Oyedele is not new to the economic reform space. As former Minister of State for Finance and head of the Presidential Committee on Fiscal Policy and Tax Reform, he played a central role in shaping tax modernization efforts.

What His Appointment Signals

His elevation suggests a strategic pivot toward:

  • Simplifying Nigeria’s tax system
  • Expanding the tax base without overburdening small businesses
  • Enhancing revenue generation through efficiency rather than increased rates
  • Strengthening investor confidence through clearer fiscal policies

He inherits an economy that has already undergone significant restructuring, but one that still faces major challenges, including inflation management, job creation, and sustained growth.

A Critical Handover Period

According to the official directive issued by the Office of the Secretary to the Government of the Federation, led by George Akume, the transition process is expected to be completed within a tight timeframe.

Edun has pledged full cooperation to ensure a smooth handover, emphasizing the importance of continuity in maintaining the progress achieved so far.

What This Means for Nigeria’s Economic Future

The departure of Wale Edun and the appointment of Taiwo Oyedele represent more than a change in personnel. They reflect an evolving strategy within the administration as it seeks to consolidate gains and address emerging challenges.
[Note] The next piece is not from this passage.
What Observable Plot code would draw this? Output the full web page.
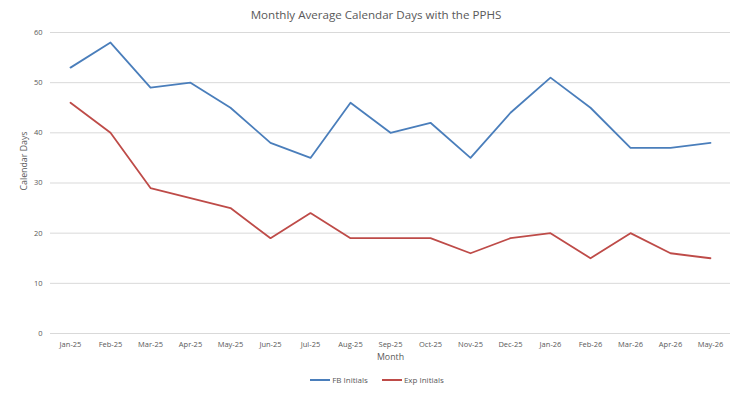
<!DOCTYPE html>
<html>
<head>
<meta charset="utf-8">
<script src="https://cdn.jsdelivr.net/npm/d3@7"></script>
<script src="https://cdn.jsdelivr.net/npm/@observablehq/plot@0.6"></script>
<style>
  html, body { margin: 0; padding: 0; background: #fff; }
  body { width: 750px; height: 400px; font-family: "Open Sans", "Noto Sans", sans-serif; color: #595959; }
  #title { height: 24px; line-height: 30px; text-align: center; font-size: 11.6px; color: #595959; padding-left: 2px; }
  #legend { display: flex; justify-content: center; gap: 14px; font-size: 8px; color: #595959; margin-top: 10px; padding-left: 4px; }
  #legend .item { display: flex; align-items: center; gap: 2px; }
  #legend .sw { width: 20px; height: 2px; display: inline-block; }
  g[aria-label="y-axis label"] text, g[aria-label="x-axis label"] text { font-size: 8.8px; }
</style>
</head>
<body>
<div id="title">Monthly Average Calendar Days with the PPHS</div>
<div id="chart"></div>
<div id="legend"></div>
<script>
const months = ["Jan-25","Feb-25","Mar-25","Apr-25","May-25","Jun-25","Jul-25","Aug-25","Sep-25","Oct-25","Nov-25","Dec-25","Jan-26","Feb-26","Mar-26","Apr-26","May-26"];
const fbInitials = [53,58,49,50,45,38,35,46,40,42,35,44,51,45,37,37,38];
const expInitials = [46,40,29,27,25,19,24,19,19,19,16,19,20,15,20,16,15];
const seriesNames = ["FB Initials","Exp Initials"];
const seriesColors = ["#4a7ebb","#be4b48"];
const yTicks = [0,10,20,30,40,50,60];

const rows = [];
months.forEach((m, i) => {
  rows.push({month: m, value: fbInitials[i], series: seriesNames[0]});
  rows.push({month: m, value: expInitials[i], series: seriesNames[1]});
});

const plot = Plot.plot({
  width: 750,
  height: 340,
  marginTop: 8,
  marginBottom: 31,
  marginLeft: 50,
  marginRight: 20,
  style: {fontFamily: "'Open Sans', 'Noto Sans', sans-serif", fontSize: "7.5px", color: "#595959", background: "#fff"},
  x: {type: "point", domain: months, padding: 0.5},
  y: {domain: [0, 60]},
  color: {domain: seriesNames, range: seriesColors},
  marks: [
    Plot.gridY(yTicks, {stroke: "#d9d9d9", strokeOpacity: 1, strokeWidth: 1}),
    Plot.axisY({ticks: yTicks, tickSize: 0, tickPadding: 8, label: "Calendar Days", labelAnchor: "center", labelArrow: "none", labelOffset: 30, fontSize: 7.5, fill: "#595959"}),
    Plot.axisX({tickSize: 0, tickPadding: 8, label: "Month", labelAnchor: "center", labelArrow: "none", labelOffset: 26, fontSize: 7.5, fill: "#595959"}),
    Plot.line(rows, {x: "month", y: "value", z: "series", stroke: "series", strokeWidth: 1.8, strokeLinejoin: "round"})
  ]
});
document.getElementById("chart").appendChild(plot);

// nudge the y-axis title up to match the reference placement
d3.select(plot).selectAll('g[aria-label="y-axis label"]').each(function () {
  const g = d3.select(this);
  const t = g.attr("transform") || "";
  g.attr("transform", "translate(0,-22) " + t);
});

const legend = document.getElementById("legend");
seriesNames.forEach((name, i) => {
  const item = document.createElement("span");
  item.className = "item";
  const sw = document.createElement("span");
  sw.className = "sw";
  sw.style.background = seriesColors[i];
  const t = document.createElement("span");
  t.textContent = name;
  item.appendChild(sw);
  item.appendChild(t);
  legend.appendChild(item);
});
</script>
</body>
</html>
Key Questions Moving Forward

  • Will the next phase focus more on growth stimulation or fiscal tightening
  • How will tax reforms impact businesses and consumers
  • Can inflation be sustainably reduced without slowing economic expansion
  • Will investor confidence continue to improve under new leadership

These questions will shape Nigeria’s economic trajectory in the coming years.

The End of One Era, the Beginning of Another

Wale Edun leaves office as a central figure in one of the most ambitious economic reform periods in Nigeria’s history. His policies have redefined fiscal management, introduced difficult but necessary changes, and laid a foundation for future growth.

At the same time, the challenges that remain highlight the complexity of economic transformation in a developing economy.

As Taiwo Oyedele steps into the role, the focus now shifts from restructuring to optimization. The success of this transition will determine whether the reforms of the past three years translate into long term prosperity for millions of Nigerians.

For citizens, businesses, and investors alike, the message is clear. Nigeria’s economic journey is far from over. It is simply entering a new and equally critical phase.